==== Input rows ====

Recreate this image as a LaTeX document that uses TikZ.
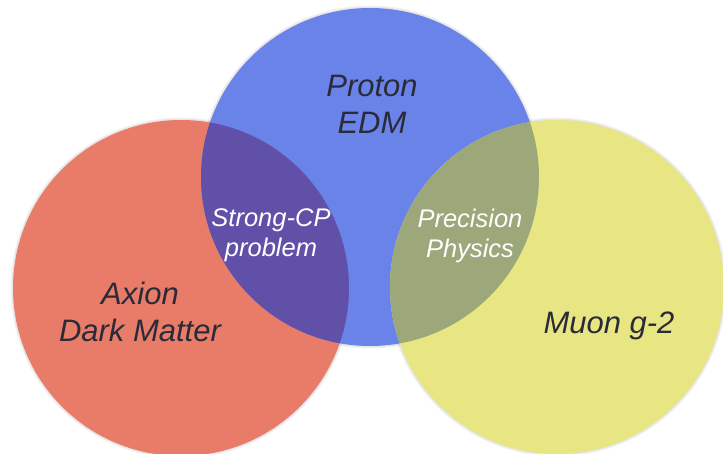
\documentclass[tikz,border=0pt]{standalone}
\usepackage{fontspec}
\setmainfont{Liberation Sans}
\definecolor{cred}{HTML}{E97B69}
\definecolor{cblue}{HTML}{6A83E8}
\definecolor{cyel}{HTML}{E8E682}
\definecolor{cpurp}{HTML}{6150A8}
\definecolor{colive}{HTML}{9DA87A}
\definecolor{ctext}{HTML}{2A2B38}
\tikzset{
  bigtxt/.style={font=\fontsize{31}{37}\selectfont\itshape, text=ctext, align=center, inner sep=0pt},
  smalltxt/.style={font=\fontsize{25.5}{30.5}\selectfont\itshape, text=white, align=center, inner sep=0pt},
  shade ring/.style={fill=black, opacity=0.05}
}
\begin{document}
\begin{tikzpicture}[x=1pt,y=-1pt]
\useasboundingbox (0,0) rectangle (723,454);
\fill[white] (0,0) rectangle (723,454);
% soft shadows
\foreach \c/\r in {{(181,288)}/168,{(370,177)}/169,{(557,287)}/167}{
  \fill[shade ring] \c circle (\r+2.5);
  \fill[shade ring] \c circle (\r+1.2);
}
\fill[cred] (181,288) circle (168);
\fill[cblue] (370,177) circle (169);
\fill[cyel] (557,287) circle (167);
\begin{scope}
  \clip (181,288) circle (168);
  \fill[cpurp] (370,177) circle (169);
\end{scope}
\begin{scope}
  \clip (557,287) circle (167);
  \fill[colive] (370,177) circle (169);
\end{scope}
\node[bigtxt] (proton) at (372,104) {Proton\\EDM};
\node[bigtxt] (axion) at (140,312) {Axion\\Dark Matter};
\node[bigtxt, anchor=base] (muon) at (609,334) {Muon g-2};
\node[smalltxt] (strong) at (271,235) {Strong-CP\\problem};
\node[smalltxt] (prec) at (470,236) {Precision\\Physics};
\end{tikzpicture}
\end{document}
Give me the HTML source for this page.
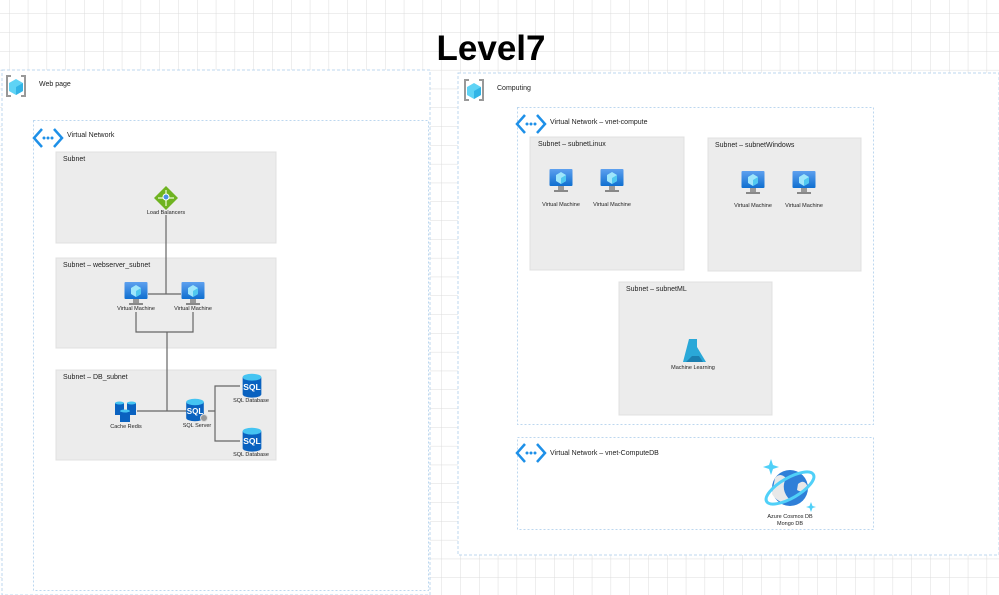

====

_Task_:
Omit the pictures and output all of the other material exactly.

_Result for this exercise_:
Recreate this image as a LaTeX document that uses TikZ.
\documentclass[tikz,border=0pt]{standalone}
\usepackage{fontspec}
\setmainfont{Liberation Sans}
\definecolor{cred}{HTML}{E97B69}
\definecolor{cblue}{HTML}{6A83E8}
\definecolor{cyel}{HTML}{E8E682}
\definecolor{cpurp}{HTML}{6150A8}
\definecolor{colive}{HTML}{9DA87A}
\definecolor{ctext}{HTML}{2A2B38}
\tikzset{
  bigtxt/.style={font=\fontsize{31}{37}\selectfont\itshape, text=ctext, align=center, inner sep=0pt},
  smalltxt/.style={font=\fontsize{25.5}{30.5}\selectfont\itshape, text=white, align=center, inner sep=0pt},
  shade ring/.style={fill=black, opacity=0.05}
}
\begin{document}
\begin{tikzpicture}[x=1pt,y=-1pt]
\useasboundingbox (0,0) rectangle (723,454);
\fill[white] (0,0) rectangle (723,454);
% soft shadows
\foreach \c/\r in {{(181,288)}/168,{(370,177)}/169,{(557,287)}/167}{
  \fill[shade ring] \c circle (\r+2.5);
  \fill[shade ring] \c circle (\r+1.2);
}
\fill[cred] (181,288) circle (168);
\fill[cblue] (370,177) circle (169);
\fill[cyel] (557,287) circle (167);
\begin{scope}
  \clip (181,288) circle (168);
  \fill[cpurp] (370,177) circle (169);
\end{scope}
\begin{scope}
  \clip (557,287) circle (167);
  \fill[colive] (370,177) circle (169);
\end{scope}
\node[bigtxt] (proton) at (372,104) {Proton\\EDM};
\node[bigtxt] (axion) at (140,312) {Axion\\Dark Matter};
\node[bigtxt, anchor=base] (muon) at (609,334) {Muon g-2};
\node[smalltxt] (strong) at (271,235) {Strong-CP\\problem};
\node[smalltxt] (prec) at (470,236) {Precision\\Physics};
\end{tikzpicture}
\end{document}
Give me the HTML source for this page.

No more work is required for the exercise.